The thing that I was most worried about when I was planning my trip to Korea was the food. I was told that being vegan in Korea can be a real challenge, especially if you don't speak the language, but what if you're vegan and allergic to peppers? And yep, that means chilli! It hasn't been plain sailing by any stretch of the imagination but I was excited to discover some Korean eats in Seoul that aren't spicy and I'm going to share them with you today alongside some tips for where to eat that'll satisfy the spice fiend within. One of the first traditional spots Nick and I ventured to was Oh Se Gae Hyang which is located down a cute alleyway in Seoul's bustling and super touristy AnGuk district.
After spotting that this place is a secret Loving Hut I immediately honed in on the sesame soup as the most promising non spicy option.
Nick chose some kinda spicy stew and we also ordered some dumplings to share because why would you not?! Everything we were served was delicious, so good in fact that we returned on two more occasions and both ordered the same things again. My soup was thick and creamy and filled with noodles that we saw being made at an empty table during one of the restaurants quieter moments. I only had to ask for the chillis that decorated my soup to be removed which made things nice and easy. The dumplings were your classic soy meat and veg filled deep fried fare but they weren't greasy, just crisp and boiling hot inside. Never forget to make a lil' air hole with your chopsticks!
One of my other top choices for an authentic Korean dining experience in Seoul is Babione which is located by the Express Bus Terminal. This is definitely a little way off of the tourist trail, unless you're vegan of course. This 100% vegan establishment is definitely a local spot and has a menu with around 10 items to choose from. I went for the soy bean stew and it was totally Jojo allergy approved aside from the kimchi that came on the side.
It came to the table in a hot clay bowl brimming with mushrooms and greens and was served with pickled veggies and rice. We actually had one of our most amusing dining experiences here; after waiting for my stew to stop bubbling and steaming up my camera lens I dug in and was happily taking a spoonful of rice, adding a little stew, using chopsticks to grab a few mushrooms, and then rotating my way through the non chilli-full side dishes.
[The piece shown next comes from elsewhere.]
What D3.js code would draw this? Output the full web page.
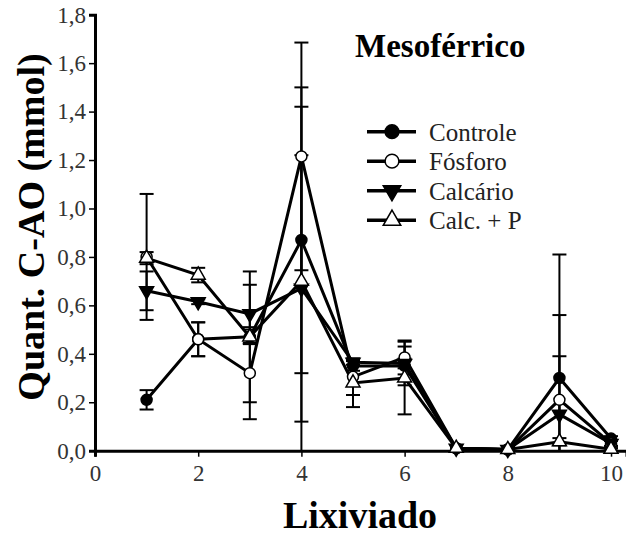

I was almost done with my meal when the same meal was popped down in front of the woman seated next to me and she immediately threw the rice and sides into the steaming pot and began eating! She caught my eye and we had a little giggle as I tried to eat the dish the correct way with the little food I had left.
My third recommendation for vegans travelling to Seoul is temple food restaurant Maji which has to be one of my favourite places to eat in the whole country. As soon as I explained my allergies to the owner she immediately sympathised and told me that a while ago she met a monk who was travelling in Korea who had the exact same problem! I've never met anyone else with an allergy to peppers and honestly, I was beginning to think that I was the only one. It was so cool to meet someone at a restaurant who genuinely understood. So often people working in restaurants either think that this is my cunning way of avoiding spicy food and just give me something not-so-spicy but full of bell peppers, or they forget to check with the kitchen and I end up eating paprika seasoned tofu scramble three days in a row resulting in awful stomach cramps and joint pain. Thankfully in Korea it was usually quite obvious when someone had misunderstood or decided to ignore my very clear allergy card because things with chilli really have chilli.
After chatting with the owner about my possible options I ordered the soy bean bibimbap and Nick and I ordered the pumpkin pancakes to share.
I loved how beautifully presented this was, such gorgeous bright veggies, but more importantly they were fresh, crisp, and delicious. I'm such a huge pickled vegetable lover nowadays. The soy bean sauce came on the side which meant that I could add it as needed which was good as it was super strong and a little really did go a long way. The pumpkin pancakes were a surprise as they were really slices of sweet, tender, battered, and deep fried pumpkin. I really thought I'd scored here because Nick's not the biggest pumpkin fan but it turns out that if it's deep fried he does like it so we still had to share! I'm actually pretty happy about this new discovery, back at home I hardly ever cooked with pumpkin but now I'm going to be sneaking it into stuff left right and centre to see how else he likes it - I can always make a sacrifice and eat anything he doesn't enjoy!
I'm so happy that I've been able to partake in some Korean food whilst I've been travelling here. Food is such an essential part of a country's culture and missing out, or having to survive on streamed rice and the occasional pickle, would have sucked some of the fun out of the journey.
Are you a Korean food fan? What's your favourite dish? I think Bibimbap is mine which is lucky as I'll be visiting Brighton soon where I can reminisce about this section of my travels whilst eating the mushroom special from Namul's!